И, может быть, я завтра умру!.. и не останется на земле ни одного существа, которое бы поняло меня совершенно. Одни почитают меня хуже, другие лучше, чем я в самом деле… Одни скажут: он был добрый малый, другие — мерзавец. И то и другое будет ложно. После этого стоит ли труда жить? а все живешь — из любопытства: ожидаешь чего-то нового… Смешно и досадно!
[Лермонтов. «Княжна Мери»]
Я был знаком с Лермонтовым с самого вступления моего в юнкерскую школу. Отношения наши были довольно короткие. Поводом же к его остротам на мой счет, вероятно, было не что иное, как желание поострить; по крайней мере я других причин не знаю. Но как в подобном расположении духа человек легко увлекается и незаметно переходит от неуместной шутки к язвительной насмешке и так далее, то я был принужден несколько раз останавливать его и напоминать, что всему есть мера. Хотя подобные шутки нельзя назвать дружескими, потому что они всегда обидны для самолюбия, но я подтверждаю еще раз то, что честь моя была затронута не насмешками его, но решительным отказом прекратить их и советом прибегнуть к увещаниям другого рода; что, вступая с ним в объяснение, я и виду не имел вызывать его на дуэль, но что после подобной выходки с его стороны, по понятиям, с которыми мы как будто сроднились, мне уже не оставалось другого средства окончить с честью это дело: я почел бы себя обесчещенным, если бы не принял его совета и не истребовал у него удовлетворения.
[Н. С. Мартынов. Ответы на вопросные пункты Окружного пятигорского суда, данные 16 сентября 1841 г. «Русский Архив», 1893 г., кн. 8, стр. 603]
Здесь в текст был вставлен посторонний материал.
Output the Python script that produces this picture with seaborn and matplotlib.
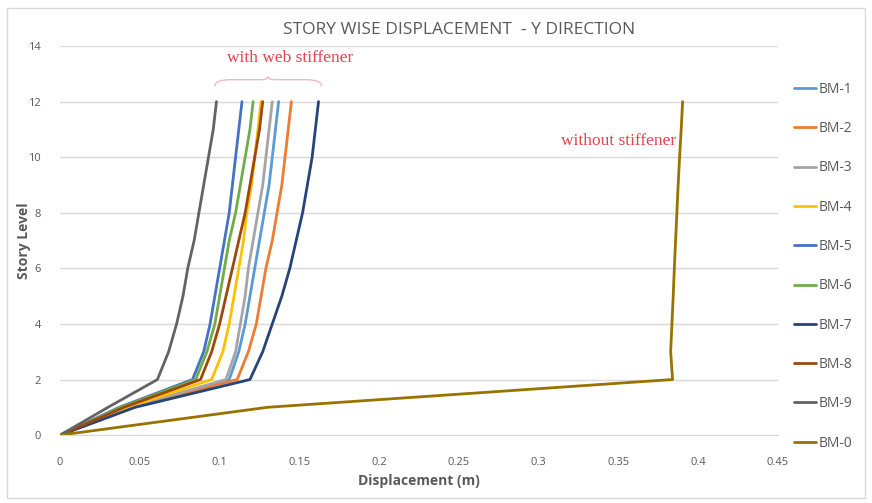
import numpy as np
import pandas as pd
import matplotlib
matplotlib.use("Agg")
import matplotlib.pyplot as plt
from matplotlib.path import Path
from matplotlib.patches import PathPatch, Rectangle
import seaborn as sns

# story levels 0..12
stories = [0, 1, 2, 3, 4, 5, 6, 7, 8, 9, 10, 11, 12]

# displacement (m), one list per beam model
bm1 = [0, 0.044, 0.106, 0.112, 0.116, 0.119, 0.122, 0.125, 0.128, 0.131, 0.133, 0.135, 0.137]
bm2 = [0, 0.045, 0.111, 0.118, 0.123, 0.126, 0.129, 0.133, 0.136, 0.139, 0.141, 0.143, 0.145]
bm3 = [0, 0.043, 0.104, 0.110, 0.113, 0.116, 0.118, 0.121, 0.124, 0.127, 0.129, 0.131, 0.133]
bm4 = [0, 0.042, 0.095, 0.102, 0.106, 0.109, 0.112, 0.115, 0.117, 0.120, 0.122, 0.124, 0.126]
bm5 = [0, 0.037, 0.083, 0.090, 0.094, 0.097, 0.100, 0.103, 0.106, 0.108, 0.110, 0.112, 0.114]
bm6 = [0, 0.038, 0.085, 0.092, 0.097, 0.100, 0.103, 0.106, 0.110, 0.113, 0.116, 0.119, 0.121]
bm7 = [0, 0.047, 0.119, 0.127, 0.133, 0.139, 0.144, 0.148, 0.152, 0.155, 0.158, 0.160, 0.162]
bm8 = [0, 0.040, 0.088, 0.095, 0.100, 0.104, 0.108, 0.112, 0.116, 0.119, 0.122, 0.125, 0.127]
bm9 = [0, 0.030, 0.061, 0.068, 0.073, 0.077, 0.080, 0.084, 0.087, 0.090, 0.093, 0.096, 0.098]
bm0 = [0, 0.130, 0.384, 0.3828, 0.3836, 0.3844, 0.3851, 0.3859, 0.3867, 0.3875, 0.3884, 0.3894, 0.3903]

names = ["BM-1", "BM-2", "BM-3", "BM-4", "BM-5", "BM-6", "BM-7", "BM-8", "BM-9", "BM-0"]
series = [bm1, bm2, bm3, bm4, bm5, bm6, bm7, bm8, bm9, bm0]
colors = ["#5B9BD5", "#ED7D31", "#A5A5A5", "#FFC000", "#4472C4",
          "#70AD47", "#264478", "#9E480E", "#636363", "#997300"]

rows = []
for name, vals in zip(names, series):
    for s, d in zip(stories, vals):
        rows.append({"model": name, "story": s, "disp": d})
df = pd.DataFrame(rows)

sns.set_style("white")
plt.rcParams["font.family"] = ["Open Sans", "DejaVu Sans"]

fig = plt.figure(figsize=(8.72, 5.03), dpi=100)
ax = fig.add_axes([0.069, 0.135, 0.823, 0.7735])

sns.lineplot(data=df, x="disp", y="story", hue="model", hue_order=names,
             palette=colors, estimator=None, sort=False, linewidth=2, ax=ax)

ax.set_xlim(0, 0.45)
ax.set_ylim(0, 14)
ax.set_xticks(np.arange(0, 0.451, 0.05))
ax.set_xticklabels(["0", "0.05", "0.1", "0.15", "0.2", "0.25", "0.3", "0.35", "0.4", "0.45"])
ax.set_yticks(range(0, 15, 2))
ax.tick_params(axis="x", colors="#595959", labelsize=8, length=0, pad=16)
ax.tick_params(axis="y", colors="#595959", labelsize=8, length=0, pad=14)
ax.grid(axis="y", color="#D9D9D9", linewidth=1)
for sp in ["top", "right", "left"]:
    ax.spines[sp].set_visible(False)
ax.spines["bottom"].set_color("#D9D9D9")

ax.set_xlabel("Displacement (m)", fontsize=10, fontweight="bold", color="#595959", labelpad=4)
ax.set_ylabel("Story Level", fontsize=10, fontweight="bold", color="#595959", labelpad=-2)
fig.text(0.526, 0.94, "STORY WISE DISPLACEMENT  - Y DIRECTION", fontsize=12.5,
         color="#595959", ha="center", va="center")

leg = ax.legend(loc="upper left", bbox_to_anchor=(1.005, 0.94), frameon=False,
                fontsize=10, labelspacing=1.75, handlelength=1.6, handletextpad=0.2)
for t in leg.get_texts():
    t.set_color("#595959")

# annotations
ax.text(0.144, 13.57, "with web stiffener", color="#E8414F", fontsize=12.5,
        family="Liberation Serif", ha="center", va="center")
ax.text(0.386, 10.58, "without stiffener", color="#E8414F", fontsize=12.5,
        family="Liberation Serif", ha="right", va="center")

# curly brace over the stiffened curves
x0, x1, yb, h = 0.097, 0.164, 12.55, 0.3
xm = (x0 + x1) / 2
verts = [(x0, yb), (x0, yb + h * 0.8), (x0 + 0.01, yb + h * 0.8), (xm - 0.004, yb + h * 0.8),
         (xm, yb + h * 0.8), (xm, yb + h * 1.2)]
codes = [Path.MOVETO, Path.CURVE3, Path.CURVE3, Path.LINETO, Path.CURVE3, Path.CURVE3]
ax.add_patch(PathPatch(Path(verts, codes), fill=False, edgecolor="#F2B8BE", lw=1, clip_on=False))
verts2 = [(x1, yb), (x1, yb + h * 0.8), (x1 - 0.01, yb + h * 0.8), (xm + 0.004, yb + h * 0.8),
          (xm, yb + h * 0.8), (xm, yb + h * 1.2)]
ax.add_patch(PathPatch(Path(verts2, codes), fill=False, edgecolor="#F2B8BE", lw=1, clip_on=False))

# light chart-area border
fig.patches.append(Rectangle((0.008, 0.01), 0.984, 0.975, transform=fig.transFigure,
                             fill=False, edgecolor="#D9D9D9", lw=1))

fig.savefig("out.png", dpi=100)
Мартынов, с неподдельной простотою и искренностью, рассказал мне приблизительно следующее: он был в дружеских отношениях с Михаилом Юрьевичем, но в последнее время вышло нечто, вызвавшее крупное объяснение. Приятели таки раздули ссору. Состоялась несчастная дуэль. Секунданты условились о порядке дуэли; были приготовлены пистолеты Кухенрейтера, крупного калибра и дальнобойные. Разумеется, обе стороны согласились на условия, поставленные секундантами. Перед дуэлью, — она не составляла для Мартынова шутки, — он заранее обдумал план своих действий. Он порешил, не поднимая на прицел пистолета, крупными шагами подойти к указанному секундантами барьеру, и тогда, прицелясь, стрелять. Противник его, как оказалось на самой дуэли, принял метод совершенно противуположный: он, обратясь к Мартынову вполне правым боком, держа пистолет, с места, на полном прицеле, медлительно подвигался к барьеру, так что Мартынов мог ожидать выстрела ежемгновенно, даже с первого, подходного шага своего к барьеру. Дойдя до пункта и начав наводить пистолет, Мартынов удивился, почему не стреляет Лермонтов, так как, наведя уже пистолет с самого начала дуэли, оставалось ему только нажать… Мартынов несколько задержал выстрел… «На нашу общую беду, — я продолжаю почти словами Мартынова, — шел резкий дождь и прямо бил в лицо секундантам… Лермонтов, приостанавливаясь на ходу, продолжал тихо в меня целить… Я вспылил — ни секундантами, ни дуэлью не шутят — и спустил курок. Лермонтов упал. Пуля прошла насквозь руку, заслонявшую бок, и в грудь».